Vector3 cross(Vector3 item);
///Get the current x value.
float x() { return tx; }
///Get the current y value.
float y() { return ty; }
///Get the current z value.
float z() { return tz; }
///Set the current x value.
void x(float newx) { tx = newx; }
///Set the current y value.
void y(float newy) { ty = newy; }
///Set the current z value.
void z(float newz) { tz = newz; }
Vector3 Lerp(Vector3 Item, float Alpha);
};
#ifdef Vector3_DEBUG
void OutputVector3(Vector3 vec)
{
std::cout<<"Vector3; x: "<<vec.x()<<"; y: "<<vec.y()<<"; z: "<<vec.z();
}
#endif
#endif//Vector3_h
Vector3.cpp (130 lines)
#include "Vector3.h"
#include <cmath>
Vector3::Vector3(float fx, float fy, float fz)
{
this->tx = fx;
this->ty = fy;
this->tz = fz;
}
Vector3 & Vector3::operator+=(Vector3 & item)
{
this->tx = this->tx + item.x();
this->ty = this->ty + item.y();
this->tz = this->tz + item.z();
return *this;
}
Vector3 & Vector3::operator-=(Vector3 & item)
{
this->tx = this->tx - item.x();
this->ty = this->ty - item.y();
this->tz = this->tz - item.z();
return *this;
}
Vector3 & Vector3::operator*=(Vector3 & scalar)
{
tx = tx * scalar.x();
ty = ty * scalar.y();
tz = tz * scalar.z();
return *this;
}
Vector3 & Vector3::operator*=(float & scalar)
{
tx = tx * scalar;
ty = ty * scalar;
tz = tz * scalar;
return *this;
}
Vector3 & Vector3::operator/=(Vector3 & scalar)
{
tx = tx / scalar.x();
ty = ty / scalar.y();
tz = tz / scalar.z();
return *this;
}
Vector3 & Vector3::operator/=(float & scalar)
{
tx = tx / scalar;
ty = ty / scalar;
tz = tz / scalar;
return *this;
}
Vector3 & Vector3::operator*(Vector3 & scalar)
{
return Vector3(*this) *= scalar;
}
Vector3 & Vector3::operator*(float & scalar)
{
return Vector3(*this) *= scalar;
}
Vector3 & Vector3::operator/(Vector3 & scalar)
{
return Vector3(*this) /= scalar;
}
Vector3 & Vector3::operator/(float & scalar)
{
return Vector3(*this) /= scalar;
}
Vector3 & Vector3::operator+(Vector3 & item)
{
return Vector3(*this) += item;
}
Vector3 & Vector3::operator-(Vector3 & item)
{
return Vector3(*this) += item;
}
float Vector3::length()
{
return std::abs(std::sqrt(tx * tx + ty * ty + tz * tz));
}
float Vector3::distance(Vector3 item)
{
return Vector3(*this - item).length();
}
Vector3 Vector3::unit()
{
Vector3 result = *this;
float length = result.length();
result = result / length;
return result;
}
Vector3 Vector3::direction(Vector3 item)
{
return Vector3(*this - item).unit();
}
float Vector3::dot(Vector3 item)
{
return (tx * item.x() + ty * item.y() + tz * item.z());
}
Vector3 Vector3::cross(Vector3 item)
{
return Vector3(ty * item.z() - tz * item.y(), tz * item.x() - tx * item.z(), tx * item.y() - ty * item.x());
}
Vector3 Vector3::Lerp(Vector3 Item, float Alpha)
{
Vector3 Return = Vector3(0.0f, 0.0f, 0.0f);
Return.x(this->x()*(1 - Alpha) + Item.x() * Alpha);
Return.y(this->y()*(1 - Alpha) + Item.y() * Alpha);
Return.z(this->z()*(1 - Alpha) + Item.z() * Alpha);
return Return;
}
Yep, Vector3 has it's own Intellisense interface via triple-slash comments!

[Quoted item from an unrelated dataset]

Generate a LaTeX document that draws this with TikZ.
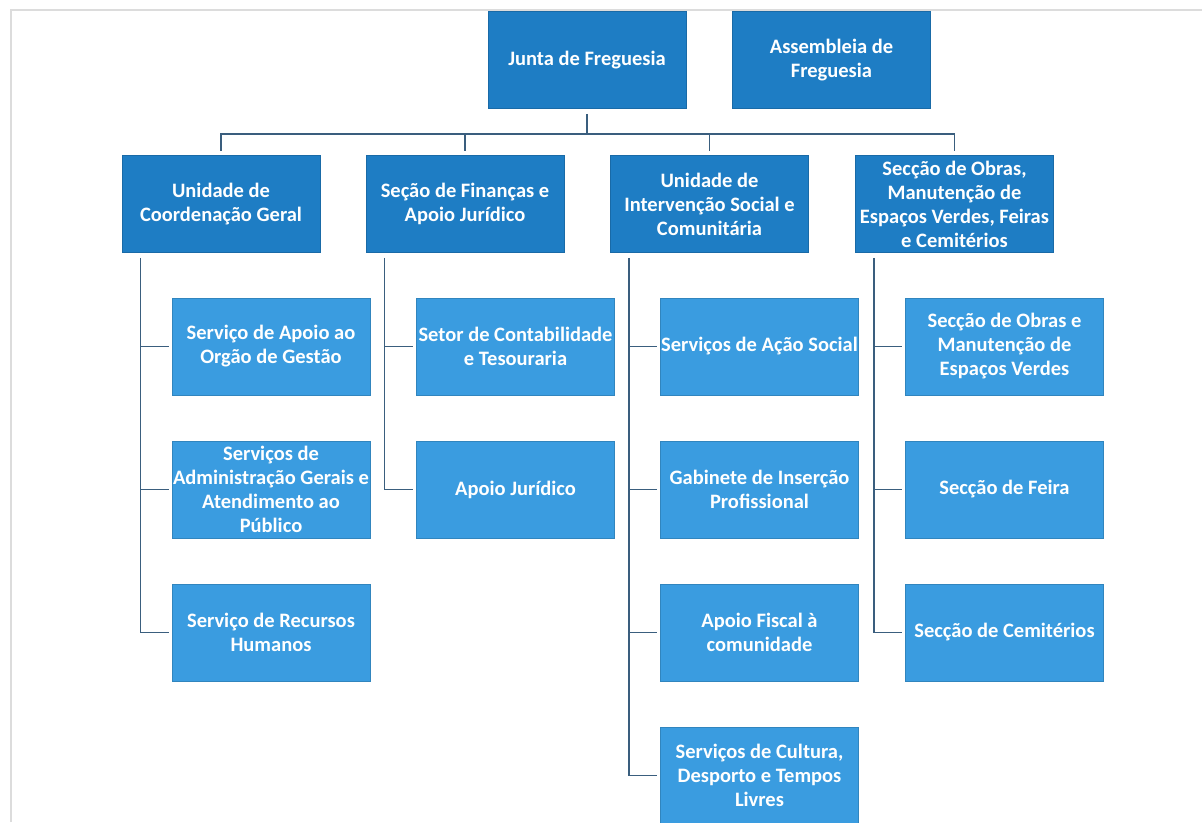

If you read through the source, you would know this, but yeah, you don't have to read it all.
NVI casts anything. If you store a Vector3 and try to get it as a string, you'll get "x,y,z". You can add in exceptions if you want, but I like the looseness of it myself. It's a lot like KaosScript in how it stores things.